Re: Conlangs in RPGs...
From: | David Stokes <dstokes@...> |
Date: | Thursday, January 18, 2001, 1:19 |
First of all, I really like your page. Good job. You already have the
links I would suggest, so I don't have any to contribute.
A couple of interesting (I hope :-) ) stories of laguages in RPGs for you:
Diom ( www.bloomington.in.us/~dstokes/diom_intro.html ) strated out of the
RPG I was in for many years, although much of the current development of
the language has been done after I am no longer associated with the game
(I think it is still going on somewhere...). In its case language concerns
drove the development of much of the world background. The campaign world
developed rather haphazardly, because I got a new ruleset an we wanted to
give them a try. I threw together an adventure based on a module and we
went from there, just to try things out. AS we kept playing we had to go
back and fill in lots of holes in the world. One question that came up was
our characters seemed to speak that RPG artifact "Common Speech" as our
native language, but when we traveled to other places people spoke Common
and a regional language. This was eventually explained by deciding that
our homeland used to be the center of a vast empire, now fallen, but their
language had been adopted around the world as a trade language. This
generated a vast amount of back stroy and provided a new direction to the
campaign. All of which came out of a question about language.
The other story is from when I was studying in the Soviet Union (can you
tell how old I must be ?). My frined and I found some Russian who wanted
us to teach them about role-playing games. My friend GM'ed based on his
old campaign setting. In the party we had two humans who spoke their
kingdoms languae and common, and my gnome who spoke Gnomish, Common, and
badly accented human language. Among the players we had the two Russian
who spoke Russian and English, and me who spoke English, badly accented
Russian, and had a book on Ket (a Siberian isolate lang) which I was as a
base for Gnomish. So I pointed out a mapping could be made English -->
Common, Russian --> Human Kingdom, and Ket --> Gnomish (which we had
already used to find a name for my character). It made sense; we could
ecah speak and the level of comprehension would match that of our
characters. Well, the GM wen wild when I suggested it. Turns out, he had
modeled the Human Kingdom on Tsarist Russia. Unbeknownst to me I stumbled
onto the perfect mapping. SO it stuck. The lagnuage of the human kingdom,
Vilnar, became Vilnarskii Yazik, the two humans could speak quikly to each
other in their language and my character would have to ask for an
explanation, and I could mumble phrases out of the Ket book and no one
would know what the gnome was going on about (he was kind of that way,
even when he spoke common). In later years when my friend ran another game
in that setting the mappings remained, and a bunch of new ones were added.
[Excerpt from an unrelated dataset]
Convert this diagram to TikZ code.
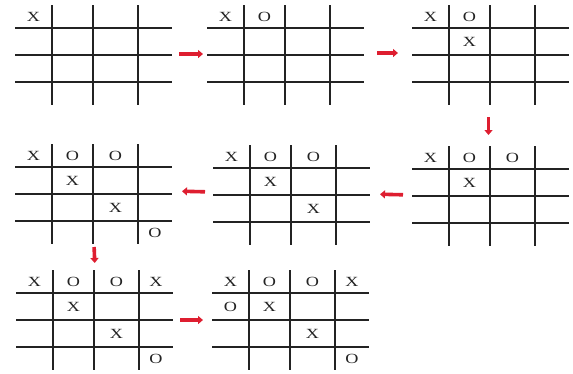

That stopped conlanging in that campign, but it added lots of color.
Well, sorry to go on so long. I'm at work and bored waiting for the
computer to finish a big job, so I got carried away typing. Those are some
of my experiences with languages and gaming.
David Stokes
Ampiros sernost sharusae, vi at Enfors Vilandenae, vi je tais zhangoln.
The Empire's greatest strength is not the Iorn Army, but its language.